Peter Leithart, in case you missed it, recently wrote an article for First Things blog entitled: The End of Protestantism. It is essentially a rant about how Protestantism should basically go away, and at least go back to its original form as a theological movement which was really part of a larger ground swell to reform the Catholic church from within. He thinks the form Protestantism took over the last 500 years, or so, has run its course, and that, again, we should, at the least, go back to a reform movement within Catholicism instead of without it. I can agree that there are definitely excesses (understatement) within what counts as Protestantism today; especially in North American evangelicalism, of which I am a member. But, clearly, there is also an excess in Leithart’s litany of rant points. [Since I only have about 5 minutes to write this post, this will be quick, literally]
What Leithart, in my view, misses, in spades, is that Protestantism could never, nor should ever really end. I know the popular conception is that the distinction between Catholics and Protestants is around salvation, and ‘faith alone’ issues. But I think, while it does involve some of that (especially in contrast with Tridentine theology), the primary distinction that is still thick, is that Protestants operate from a theology of the Word (sola scriptura), whereas Catholics operate from a theology of the Church. The viva vox Dei (the living voice of God) is accentuated, for the Protestant, in and through Scripture (and for some like me, a ‘theology of the Word’ takes threefold form); but for the Catholic ‘the living voice of God’ comes first through the magesterium of the Holy Church. I can see why Leithart sees no real need for, and thus an ostensible end for the need of Protestantism; if, as many Protestants do, you operate (at a functional level) from a theology of the Church as primary to a theology of the Word, then indeed, what is the point for Protestantism to continue to exist?
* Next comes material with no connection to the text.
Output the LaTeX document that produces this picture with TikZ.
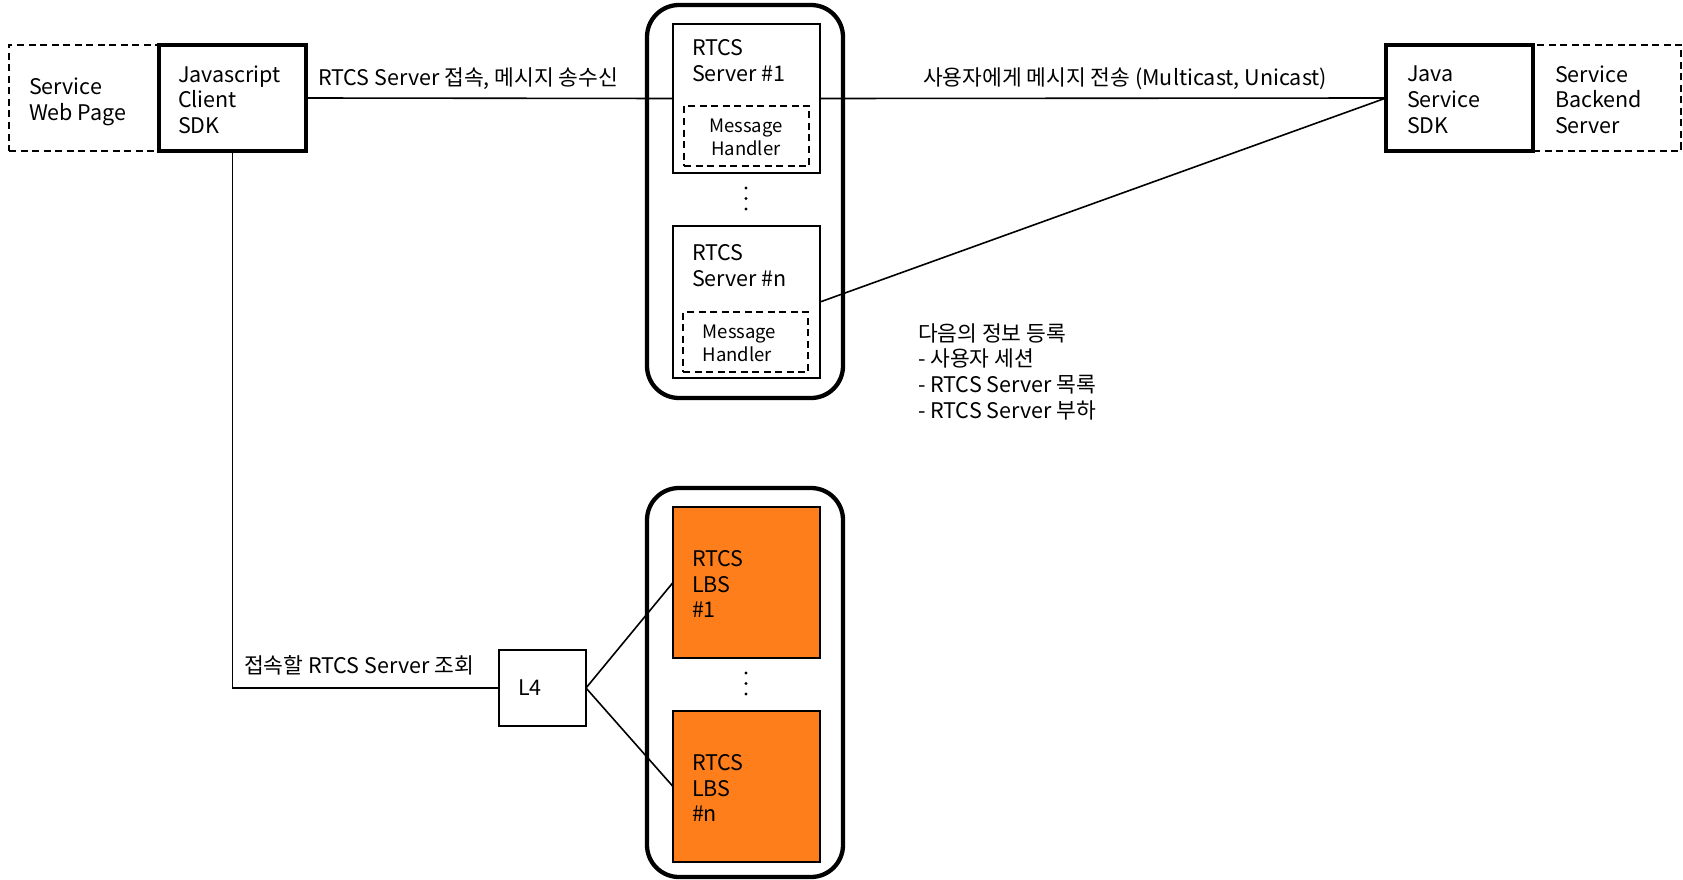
\documentclass[tikz,border=0pt]{standalone}
\usepackage{fontspec}
\setmainfont{Noto Sans CJK KR}
\definecolor{lbsorange}{RGB}{253,126,26}
\tikzset{
  every node/.style={inner sep=0pt, outer sep=0pt},
  txt/.style={font=\fontsize{21.5}{25.7}\selectfont, align=left, anchor=west},
  smalltxt/.style={font=\fontsize{18.5}{22.5}\selectfont, align=center},
  frame/.style={draw, line width=3.2pt, anchor=north west},
  dashframe/.style={draw, dashed, dash pattern=on 7pt off 4.5pt, line width=1.6pt, anchor=north west},
  serverbox/.style={draw, line width=2pt, anchor=north west, minimum width=147pt},
  lbsbox/.style={draw, fill=lbsorange, line width=2pt, anchor=north west, minimum width=147pt, minimum height=151pt},
  container/.style={draw, line width=4.3pt, rounded corners=32pt, anchor=north west, minimum width=196pt},
  thinbox/.style={draw, line width=1.6pt, anchor=north west},
  link/.style={line width=1.6pt},
  dot/.style={circle, fill, minimum size=3.4pt}
}
\begin{document}
\begin{tikzpicture}[x=1pt, y=-1pt]
\useasboundingbox (0,0) rectangle (1683,880);

% upper group: RTCS servers
\node[container, minimum height=393pt] (srvgroup) at (647,5) {};
\node[serverbox, minimum height=149pt] (srv1) at (673,24) {};
\node[dashframe, minimum width=125pt, minimum height=60pt] (mh1) at (684,106) {};
\node[serverbox, minimum height=152pt] (srvn) at (673,226) {};
\node[dashframe, minimum width=125pt, minimum height=60pt] (mhn) at (683,312) {};
\node[txt] at (692,60.5) {RTCS\\Server \#1};
\node[smalltxt] at (746,137.5) {Message\\Handler};
\node[txt] at (692,265.5) {RTCS\\Server \#n};
\node[smalltxt, align=left] at (739.5,343.5) {Message\\Handler};
\foreach \y in {188,198.5,209} \node[dot] at (746,\y) {};

% lower group: RTCS LBS
\node[container, minimum height=389pt] (lbsgroup) at (647,488) {};
\node[lbsbox] (lbs1) at (673,507) {};
\node[lbsbox] (lbsn) at (673,711) {};
\node[txt] at (692,584) {RTCS\\LBS\\\#1};
\node[txt] at (692,788) {RTCS\\LBS\\\#n};
\foreach \y in {673,683.5,694} \node[dot] at (746,\y) {};

% client side
\node[dashframe, minimum width=150pt, minimum height=106pt] (webpage) at (9,45) {};
\node[frame, minimum width=147pt, minimum height=106pt] (js) at (159,45) {};
\node[txt] at (29,102) {Service\\Web Page};
\node[txt] at (178,99.7) {Javascript\\Client\\SDK};

% backend side
\node[dashframe, minimum width=148pt, minimum height=106pt] (backend) at (1533,45) {};
\node[frame, minimum width=147pt, minimum height=106pt] (java) at (1386,45) {};
\node[txt] at (1407,99.7) {Java\\Service\\SDK};
\node[txt] at (1555,99.7) {Service\\Backend\\Server};

% L4 switch
\node[thinbox, minimum width=87pt, minimum height=76pt] (l4) at (499,650) {};
\node[txt] at (518,688) {L4};

% connectors
\draw[link] (js.east) -- (srv1.west);
\draw[link] (srv1.east) -- (java.west);
\draw[link] (srvn.east) -- (java.west);
\draw[link] (js.south) |- (l4.west);
\draw[link] (l4.east) -- (lbs1.west);
\draw[link] (l4.east) -- (lbsn.west);

% connector labels
\node[txt] at (318,79) {RTCS Server 접속, 메시지 송수신};
\node[txt] at (923,79) {사용자에게 메시지 전송 (Multicast, Unicast)};
\node[txt] at (244,665.5) {접속할 RTCS Server 조회};
\node[txt] at (918,371.5) {다음의 정보 등록\\- 사용자 세션\\- RTCS Server 목록\\- RTCS Server 부하};
\end{tikzpicture}
\end{document}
The point is, is that Protestants always have and always will see the Word as primary to the Church; and rightfully understood, the Word in its first reality is none other than Jesus Christ himself (John 1:1), of which Scripture becomes His speech declared in words (by the Holy Spirit’s administration) for His church. If we could really appreciate this, both Catholic and Protestant, I could see an end for Catholicism in the making more than for Protestantism.